A multi-task deep reinforcement learning approach to real-time railway train rescheduling

In high-speed railway systems, unexpected disruptions can result in delays of trains, significantly affecting the quality of service for passengers. Train Timetable Rescheduling (TTR) is a crucial task in the daily operation of high-speed railways to maintain punctuality and efficiency in the face of such unforeseen disruptions. Most existing studies on TTR are based on integer programming (IP) techniques and are required to solve IP models repetitively in case of disruptions, which however may be very time-consuming and greatly limit their usefulness in practice.
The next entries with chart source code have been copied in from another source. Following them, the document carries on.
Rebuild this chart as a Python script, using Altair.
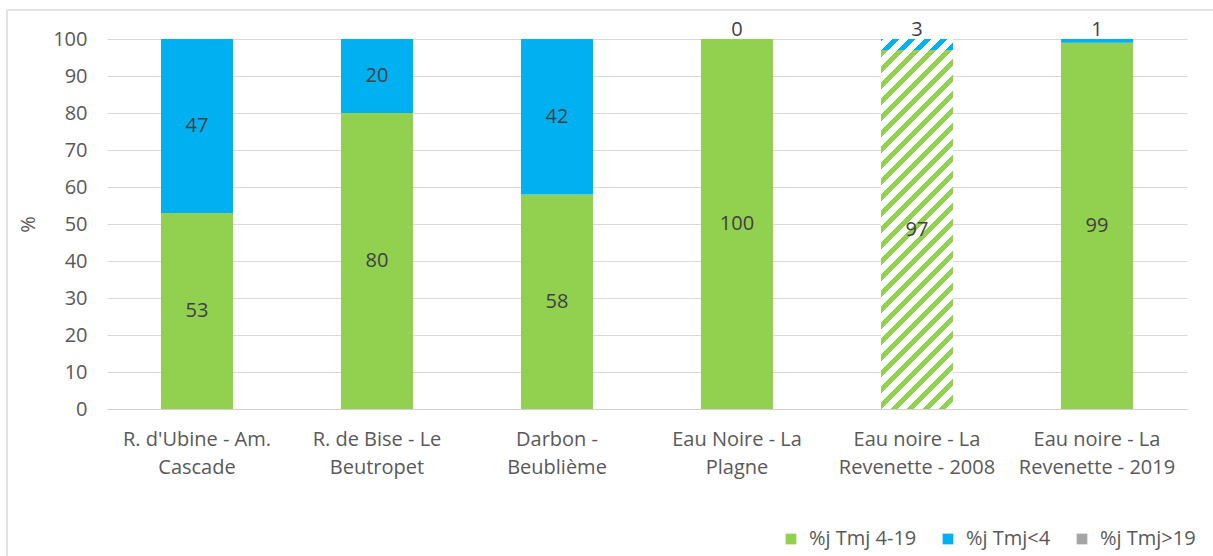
import altair as alt
import pandas as pd

# Sites (the "|" marks the line break in the axis label)
sites = [
    "R. d'Ubine - Am.|Cascade",
    "R. de Bise - Le|Beutropet",
    "Darbon -|Beublième",
    "Eau Noire - La|Plagne",
    "Eau noire - La|Revenette - 2008",
    "Eau noire - La|Revenette - 2019",
]
series = ["%j Tmj 4-19", "%j Tmj<4", "%j Tmj>19"]
pct_4_19 = [53, 80, 58, 100, 97, 99]
pct_lt4 = [47, 20, 42, 0, 3, 1]
pct_gt19 = [0, 0, 0, 0, 0, 0]
hatched_site = "Eau noire - La|Revenette - 2008"
y_ticks = list(range(0, 101, 10))

colors = ["#92D050", "#00B0F0", "#A5A5A5"]
text_color = "#404040"
axis_color = "#595959"
font = "Open Sans"
fs = 20

W, H = 1080, 370
BAR = 72
STRIPE = 16.0

# Stack the three series per site
rows = []
for i, s in enumerate(sites):
    start = 0.0
    for name, vals in zip(series, [pct_4_19, pct_lt4, pct_gt19]):
        v = vals[i]
        rows.append(dict(site=s, series=name, value=v, start=start, end=start + v,
                         mid=start + v / 2, hatched=(s == hatched_site)))
        start += v
df = pd.DataFrame(rows)
bars_df = df[df.series != series[2]]


def hatch(color, w, h, period=STRIPE, frac=0.45, phase=0.0):
    """Diagonal stripes (lower-left to upper-right) as a hard-stop linear gradient."""
    span = w + h
    s = span / (w * w + h * h)
    stops = []
    d = phase - period
    while d < span:
        a, b = d, d + frac * period
        for off, c in ((a, color), (b, color), (b, "white"), (d + period, "white")):
            stops.append((min(max(off / span, 0.0), 1.0), c))
        d += period
    clean, last = [], 0.0
    for o, c in stops:
        o = max(o, last)
        clean.append(alt.GradientStop(offset=o, color=c))
        last = o
    return alt.LinearGradient(gradient="linear", stops=clean, x1=0, y1=0, x2=w * s, y2=h * s)


x_axis = alt.Axis(labelAngle=0, labelExpr="split(datum.label, '|')", ticks=False,
                  labelFontSize=fs, labelColor=axis_color, labelFont=font,
                  labelPadding=20, labelLineHeight=28, labelBaseline="top",
                  domainColor="#D0D0D0", grid=False)
y_axis = alt.Axis(values=y_ticks, ticks=False, domain=False,
                  labelFontSize=fs, labelColor=axis_color, labelFont=font, labelPadding=20,
                  titleFontSize=fs, titleColor=axis_color, titleFont=font,
                  titleFontWeight="normal", titlePadding=14,
                  gridColor="#D9D9D9", gridWidth=1)
x_scale = alt.Scale(paddingInner=0, paddingOuter=0)
y_scale = alt.Scale(domain=[0, 100], nice=False)


def xe():
    return alt.X("site:N", sort=sites, title=None, scale=x_scale, axis=x_axis)


def ye(field):
    return alt.Y(field, scale=y_scale, title="%", axis=y_axis)


color_enc = alt.Color(
    "series:N", sort=series,
    scale=alt.Scale(domain=series, range=colors),
    legend=alt.Legend(title=None, orient="none", direction="horizontal",
                      legendX=674, legendY=490, symbolType="square", symbolSize=115,
                      symbolStrokeWidth=0, labelFontSize=fs, labelColor=axis_color,
                      labelFont=font, columnPadding=21, labelOffset=8),
)

solid = alt.Chart(bars_df[~bars_df.hatched]).mark_bar(size=BAR).encode(
    x=xe(), y=ye("start:Q"), y2="end:Q", color=color_enc
)

layers = [solid]
px = H / 100.0
green_h = pct_4_19[sites.index(hatched_site)] * px
blue_h = pct_lt4[sites.index(hatched_site)] * px
for name, col, h, ph in ((series[0], colors[0], green_h, 0.0),
                         (series[1], colors[1], blue_h, blue_h % STRIPE)):
    sub = bars_df[(bars_df.hatched) & (bars_df.series == name)]
    layers.append(
        alt.Chart(sub).mark_bar(size=BAR, fill=hatch(col, BAR, h, phase=ph)).encode(
            x=xe(), y=ye("start:Q"), y2="end:Q"
        )
    )

big = bars_df[bars_df.value >= 5]
small = bars_df[bars_df.value < 5]
layers.append(
    alt.Chart(big).mark_text(fontSize=fs, color=text_color, font=font, baseline="middle").encode(
        x=xe(), y=ye("mid:Q"), text="value:Q"
    )
)
layers.append(
    alt.Chart(small).mark_text(fontSize=fs, color=text_color, font=font, baseline="middle", dy=-9).encode(
        x=xe(), y=ye("end:Q"), text="value:Q"
    )
)

# Outer frame of the chart (top and left edges)
frame = pd.DataFrame({"k": [0]})
frame_top = alt.Chart(frame).mark_rule(color="#D9D9D9", strokeWidth=1.5).encode(
    x=alt.value(-100), x2=alt.value(1120), y=alt.value(-29)
)
frame_left = alt.Chart(frame).mark_rule(color="#D9D9D9", strokeWidth=1.5).encode(
    x=alt.value(-100), y=alt.value(-29), y2=alt.value(530)
)
layers += [frame_top, frame_left]

chart = alt.layer(*layers).properties(
    width=W, height=H,
    autosize=alt.AutoSizeParams(type="none"),
    padding={"left": 107, "top": 39, "right": 26, "bottom": 147},
    background="white",
).configure_view(stroke=None)

chart.save("out.html", embed_options={"renderer": "svg", "actions": False})
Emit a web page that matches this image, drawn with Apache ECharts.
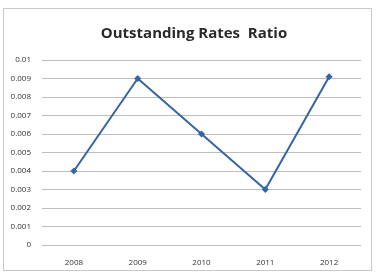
<!DOCTYPE html>
<html><head><meta charset="utf-8">
<script src="https://cdn.jsdelivr.net/npm/echarts@6/dist/echarts.min.js"></script>
<style>html,body{margin:0;padding:0;background:#fff}#c{width:376px;height:273px;}
#frame{position:absolute;left:3px;top:8px;width:367px;height:261px;border:1px solid #c8c8c8;pointer-events:none}</style>
</head><body><div id="c"></div><div id="frame"></div>
<script>
const categories = ['2008','2009','2010','2011','2012'];
const values = [0.004, 0.009, 0.006, 0.003, 0.0091];
const yTicks = [0,0.001,0.002,0.003,0.004,0.005,0.006,0.007,0.008,0.009,0.01];
const chart = echarts.init(document.getElementById('c'), null, {renderer:'canvas'});
chart.setOption({
  animation:false,
  title:{text:'Outstanding Rates  Ratio',left:189,top:21,textAlign:'center',
    textStyle:{fontFamily:'Open Sans',fontWeight:'bold',fontSize:15,color:'#2a2a2a'}},
  grid:{left:42,right:15,top:60,bottom:28},
  xAxis:{type:'category',data:categories,boundaryGap:true,
    axisLine:{show:false},axisTick:{show:false},
    axisLabel:{fontFamily:'Open Sans',fontSize:8,color:'#333',margin:14}},
  yAxis:{type:'value',min:0,max:0.01,interval:0.001,
    axisLabel:{fontFamily:'Open Sans',fontSize:8,color:'#333',margin:11,
      formatter:v=>{const t=yTicks.find(x=>Math.abs(x-v)<1e-9);return String(+(t!==undefined?t:v).toFixed(3));}},
    splitLine:{lineStyle:{color:'#bdbdbd',width:1}},axisLine:{show:false},axisTick:{show:false}},
  series:[{type:'line',data:values,symbol:'diamond',symbolSize:7,
    lineStyle:{color:'#3465a4',width:2},itemStyle:{color:'#3465a4'}}]
});
</script></body></html>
Our study first proposes a multi-task deep reinforcement learning (MDRL) approach for TTR. Our MDRL is constructed and trained offline with a large number of historical disruptive events, enabling to generate TTR decisions in real-time for different disruption cases. Specifically, we transform the TTR problem into a Markov decision process considering the retiming and rerouting of trains. Then, we construct the MDRL framework with the definition of state, action, transition, reward, and value function approximations with neural networks for each agent (i.e., rail train), by considering the information of different disruption events as tasks. To overcome the low training efficiency and huge memory usage in the training of MDRL, given a large number of disruptive events in the historical data, we develop a new and high-efficient training method based on a Quadratic assignment programming (QAP) model and a Frank-Wolfe-based algorithm. Our QAP model optimizes only a small number but most “representative” tasks from the historical data, while the Frank-Wolfe-based algorithm approximates the nonlinear terms in the value function of MDRL and updates the model parameters among different training tasks concurrently. Finally, based on the real-world data from the Beijing–Zhangjiakou high-speed railway systems, we evaluate the performance of our MDRL approach by benchmarking it against state-of-the-art approaches in the literature. Our computational results demonstrate that an offline-trained MDRL is able to generate near-optimal TTR solutions in real-time against different disruption scenarios, and it evidently outperforms state-of-art models regarding solution quality and computational time.